Monday, March 11, 2013

Change and Identity

A recent discussion with colleagues led me to reflect on organizational change and which strategies are most effective at driving such change.  Whether we look at change at a district or building level, we are fundamentally looking at a pragmatic, realistic assessment of our current state, and the careful planning of action steps to achieve a desired state.  There are many issues that affect change, including scale (e.g., a large district will require additional time and resources than one small school,) resource allocation (i.e., are the organization's resources aligned to support the desired change,) and perhaps most importantly, how adults in the system navigate the change process.

The brilliant Richard Elmore has co-authored a book, "Instructional Rounds in Education", that in part addresses how we as educators approach our work.  He compares the feedback a typical educator receives with the type of feedback medical students receive.  To paraphrase, he states that where medical student conversations are more objective and clinical in nature, educator feedback is laden much more often with statements that contain value judgments.  By focusing on the instructional core and providing substantive, objective feedback to educators, transformational change is possible within schools.  While Dr.

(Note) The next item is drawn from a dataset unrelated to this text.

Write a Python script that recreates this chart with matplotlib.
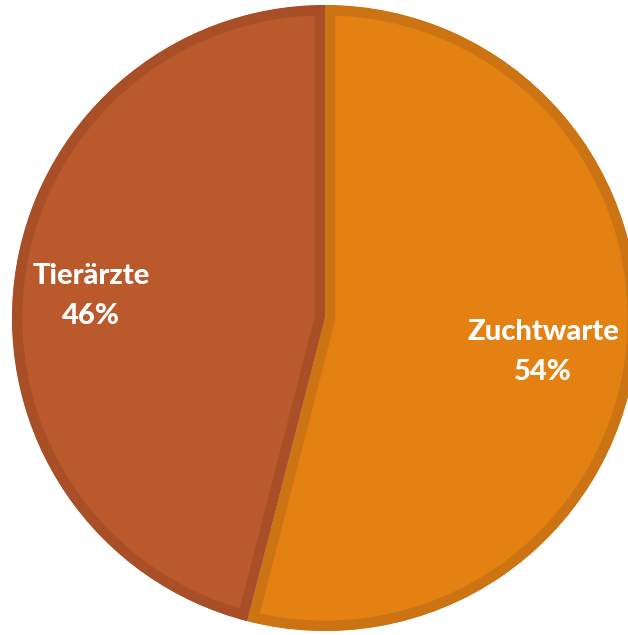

Elmore's work is quite profound and has tremendous implications for our work, I find myself drawn to the emotional component associated with educators and the change process.

Why do so many educators take feedback personally? Why do we equate feedback on our professional practice with feedback about ourselves?   Is it something unique to our work, or a natural response to the type of feedback we've been accustomed to receive?

I absolutely agree with Dr. Elmore that a form of clinical detachment can be much more productive than an emotional conflation of professional practice and self.  However, to arrive at that state, we must emerge from the current state, which has been engrained by decades of practice and routine.  In thinking about potential steps, I found the following talk by Dan Heath (in which, he cites the work of John Kotter,) to be interesting:

Kotter's redefinition of the change process resonates with me because it connects with how I understand substantive change to happen: an emotional response serves as the motivation to change.  I have tried to incorporate many of these ideas into my own professional practice in navigating both the heightened expectations of students and educators articulated by the Common Core State Standards and the integration of new technologies into our curriculum.  How have you approached change, both structural and individual, in your school or district?